What about people who like their private insurance?

Thompson’s core criticism of Medicare for All is that it would require individuals who currently have private insurance to change plans. As Matt Bruenig of People’s Policy Project persuasively explains, there is no reason to be concerned by this criticism. First, people with private insurance change insurance coverage constantly. As Bruenig reminds us, “Twenty million people were fired or laid off last year from jobs and another forty million quit or separated from their job for another reason…If we assume half of these job separators had employer-provided healthcare, then that means the current system of employer-provided health insurance pushes 150 million people off their employer-provided health insurance every 5 years.” So much for stability!

Secondly, all Americans will eventually switch to Medicare anyway, so why would they care if they switched tomorrow instead of at age 65. If anything, this would minimize the chances that their employer would force them to switch insurance plans arbitrarily in the decades prior to retirement.

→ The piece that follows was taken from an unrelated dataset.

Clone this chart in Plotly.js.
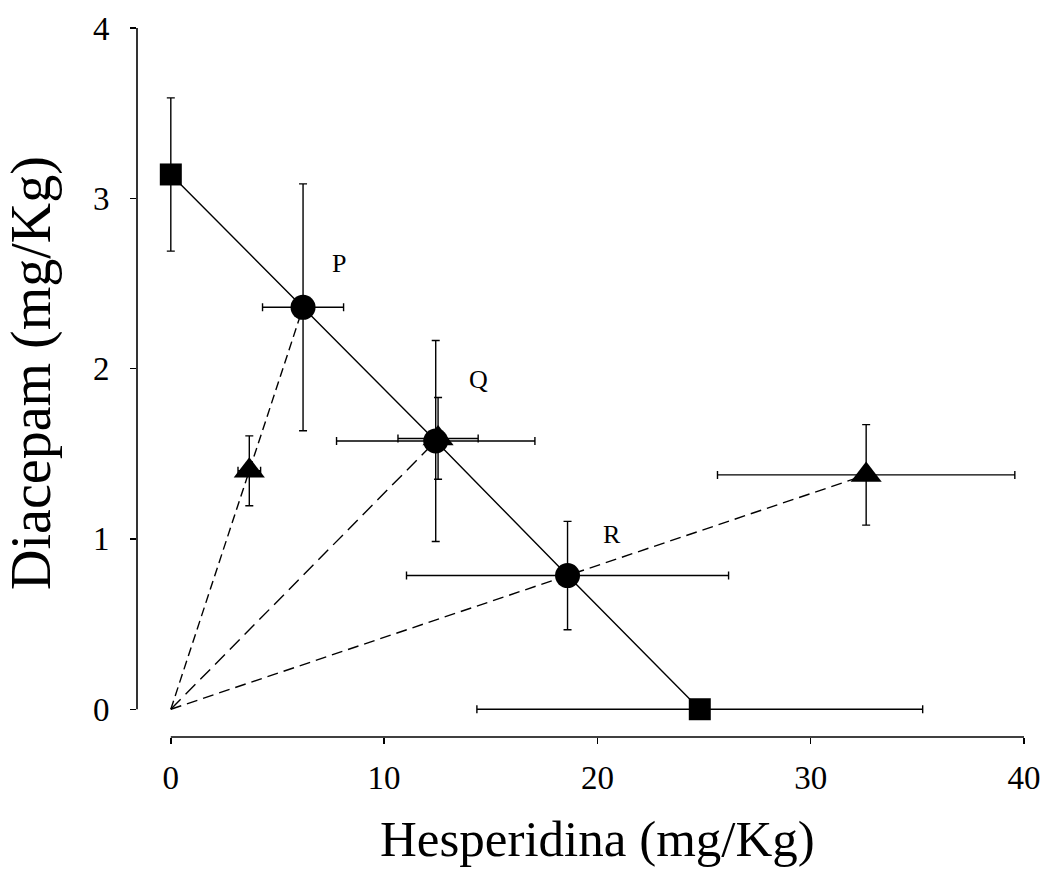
<!DOCTYPE html>
<html>
<head>
<meta charset="utf-8">
<script src="https://cdn.plot.ly/plotly-3.0.1.min.js"></script>
<style>html,body{margin:0;padding:0;background:#fff;}#chart{width:1043px;height:884px;}</style>
</head>
<body>
<div id="chart"></div>
<script>
// Data
const origin = [0, 0];
const squaresX = [0, 24.8];
const squaresY = [3.14, 0];
const squaresXErr = [0, 10.45];
const squaresYErr = [0.45, 0];

const circlesX = [6.2, 12.42, 18.6];
const circlesY = [2.36, 1.575, 0.785];
const circlesXErr = [1.9, 4.65, 7.55];
const circlesYErr = [0.725, 0.59, 0.318];
const circleLabels = ["P", "Q", "R"];

const trianglesX = [3.68, 12.53, 32.6];
const trianglesY = [1.40, 1.59, 1.376];
const trianglesXErr = [0.53, 1.88, 6.97];
const trianglesYErr = [0.205, 0.24, 0.295];

const xTicks = [0, 10, 20, 30, 40];
const yTicks = [0, 1, 2, 3, 4];
const xTitle = 'Hesperidina (mg/Kg)';
const yTitle = 'Diacepam (mg/Kg)';

const FONT = '"Liberation Serif", "Times New Roman", serif';

// solid line: square -> circles -> square
const lineX = [squaresX[0]].concat(circlesX, [squaresX[1]]);
const lineY = [squaresY[0]].concat(circlesY, [squaresY[1]]);

function errs(arr, thick) {
  return {type: 'data', array: arr, visible: true, color: '#000', thickness: thick || 1.4, width: 4};
}

const traces = [
  {x: lineX, y: lineY, mode: 'lines', line: {color: '#000', width: 1.4}, hoverinfo: 'skip', showlegend: false},
  {x: [origin[0], circlesX[0]], y: [origin[1], circlesY[0]], mode: 'lines', line: {color: '#000', width: 1.4, dash: '9px,5px'}, showlegend: false},
  {x: [origin[0], circlesX[1]], y: [origin[1], circlesY[1]], mode: 'lines', line: {color: '#000', width: 1.4, dash: '14px,7px'}, showlegend: false},
  {x: [origin[0], trianglesX[2]], y: [origin[1], trianglesY[2]], mode: 'lines', line: {color: '#000', width: 1.4, dash: '11px,6px'}, showlegend: false},
  {x: trianglesX, y: trianglesY, mode: 'markers', marker: {symbol: 'triangle-up', size: 27, color: '#000'},
   error_x: errs(trianglesXErr), error_y: errs(trianglesYErr), showlegend: false, cliponaxis: false},
  {x: squaresX, y: squaresY, mode: 'markers', marker: {symbol: 'square', size: 22, color: '#000'},
   error_x: errs(squaresXErr), error_y: errs(squaresYErr), showlegend: false, cliponaxis: false},
  {x: circlesX, y: circlesY, mode: 'markers', marker: {symbol: 'circle', size: 25, color: '#000'},
   error_x: errs(circlesXErr), error_y: errs(circlesYErr), showlegend: false, cliponaxis: false}
];

const labelOffsets = [[1.7, 0.26], [2.0, 0.36], [2.1, 0.24]];
const annotations = circleLabels.map((t, i) => ({
  x: circlesX[i] + labelOffsets[i][0], y: circlesY[i] + labelOffsets[i][1],
  text: t, showarrow: false, font: {family: FONT, size: 26, color: '#000'}
}));
annotations.push({
  xref: 'x', yref: 'paper', x: (xTicks[0] + xTicks[xTicks.length - 1]) / 2, y: 0,
  xanchor: 'center', yanchor: 'middle', yshift: -102, showarrow: false,
  text: xTitle, font: {family: FONT, size: 51, color: '#000'}
});
annotations.push({
  xref: 'paper', yref: 'y', x: 0, y: 1.975, xanchor: 'center', yanchor: 'middle',
  xshift: -105, textangle: -90, showarrow: false,
  text: yTitle, font: {family: FONT, size: 56, color: '#000'}
});

const layout = {
  width: 1043, height: 884,
  margin: {l: 137, r: 19, t: 28, b: 147},
  paper_bgcolor: '#fff', plot_bgcolor: '#fff',
  font: {family: FONT, color: '#000'},
  showlegend: false,
  xaxis: {
    range: [-1.585, 40], tickvals: xTicks, ticktext: xTicks.map(String),
    showgrid: false, zeroline: false, showline: false,
    ticks: 'outside', ticklen: 6, tickwidth: 1.4, tickcolor: '#000',
    tickfont: {family: FONT, size: 33, color: '#000'}, ticklabelstandoff: 5
  },
  yaxis: {
    range: [-0.163, 4], tickvals: yTicks, ticktext: yTicks.map(String),
    showgrid: false, zeroline: false, showline: false,
    ticks: 'outside', ticklen: 6, tickwidth: 1.4, tickcolor: '#000',
    tickfont: {family: FONT, size: 33, color: '#000'}, ticklabelstandoff: 14
  },
  shapes: [
    {type: 'line', xref: 'paper', yref: 'y', x0: 0, x1: 0, y0: yTicks[0], y1: yTicks[yTicks.length - 1], line: {color: '#000', width: 1.6}},
    {type: 'line', xref: 'x', yref: 'paper', x0: xTicks[0], x1: xTicks[xTicks.length - 1], y0: 0, y1: 0, line: {color: '#000', width: 1.6}}
  ],
  annotations: annotations
};

Plotly.newPlot('chart', traces, layout, {displayModeBar: false, staticPlot: true});
</script>
</body>
</html>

Finally, millions of Americans switch from private insurance coverage to Medicare every year when they turn 65. You do not hear cries of dismay with this transition because the vast majority of retirees appreciate having guaranteed universal coverage for the rest of their lives. Polls show that Americans with VA or Medicare coverage have the highest satisfaction with their insurance coverage.

Again, a true single payer plan is a stronger policy than half-hearted reforms: it will reduce the amount of health insurance churn that Americans experience. As a 29 year old who has switched health insurance (and consequently switched between networks of doctors and hospitals) five times in the last seven years, I can attest that this is a real benefit and a superior policy.

The Missing Arguments

As someone who regularly canvasses neighborhoods to build support for Medicare for All, I believe there are two final benefits to Single Payer that Thompson ignores. First, it is a simple plan, easy to understand and easy to explain. As I tell Wisconsinites on their doorsteps every month, “A full fledged Single Payer (or Medicare for All) bill would lower the age of enrollment of Medicare from 65 to 0; all residents of the United States would be covered for life; coverage would be comprehensive, including long-term care, dental, and reproductive care; copays, bills, and deductibles would be eliminated; and we would pay for it together, as a society, through progressive taxation.”

Secondly, and most importantly, it is a moral argument. Medicare for All should exist because it is wrong to let the sick suffer when they could be treated, it is wrong to tax those who are ill and vulnerable (what else is a copay, if not a tax on the sick?), and it is wrong to expose our neighbors to insecurity and fear about their health insurance coverage on an annual basis. In a society as wealthy as ours, we can and should provide health care to everyone – and we should do so without inspecting each citizen’s wallet first.

Expanded and Improved Medicare for All (or Single Payer) is a superior policy, able to actual provide universal coverage, minimize bureaucracy, and reduce wasteful spending. But it is also better politics. It improves peoples lives, it gives them security and a direct material benefit, it reduces the hassle and bureaucracy that builds cynicism in citizens, and it offers the potential to direct political action along morally persuasive grounds.

Mark Kelly is a 4th year medical student at the University of Wisconsin and co-chair of Democratic Socialists America – Madison’s Medicare for All Working Group.